By: Dr. Mike Campbell
The Bank for International Settlements (BIS) is the world’s oldest international financial institution and was established in 1930. It serves as the central banker’s bank and aims to foster international monetary and financial cooperation.
The BIS recently called for an end to the period of low interest rates that many central banks are currently offering. The central banks dropped interest rates from typical levels to record low values in an attempt to stimulate their economies at the height of the global financial crisis. A couple of years down the line from the worst of that storm and the majority of these central banks are still at or near to these historically low interest rates. The reason for this is that the recovery phase in the current economic cycle has been much slower than is typical and has been perceived (nearly universally) as being “fragile”.

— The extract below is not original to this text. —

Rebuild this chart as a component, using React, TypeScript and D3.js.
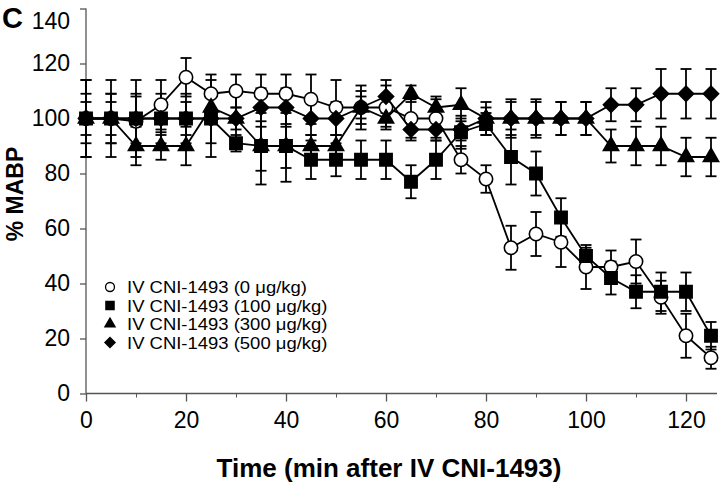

The idea behind the “cheap money” policy is that it will enable businesses to borrow money to fuel expansion and that this will force the economic cycle firmly into growth. However, BIS points to a downside to this policy. In some regions, notably areas in the developing world where the global financial crisis wasn’t so keenly felt as in larger economies with better developed financial sectors, cheap money is being used to fuel property speculation. In many regions, inflation is on the rise (notably fuel, commodity and food price inflation) and central banks are being denied the use of higher interest rates as a tool to combat inflation. BIS cautions that asset bubbles could leave developing economies with big problems. It needs to be recalled that it was the issue of sub-prime loans that caused the global financial crisis to start in the major (western) economies in the first place.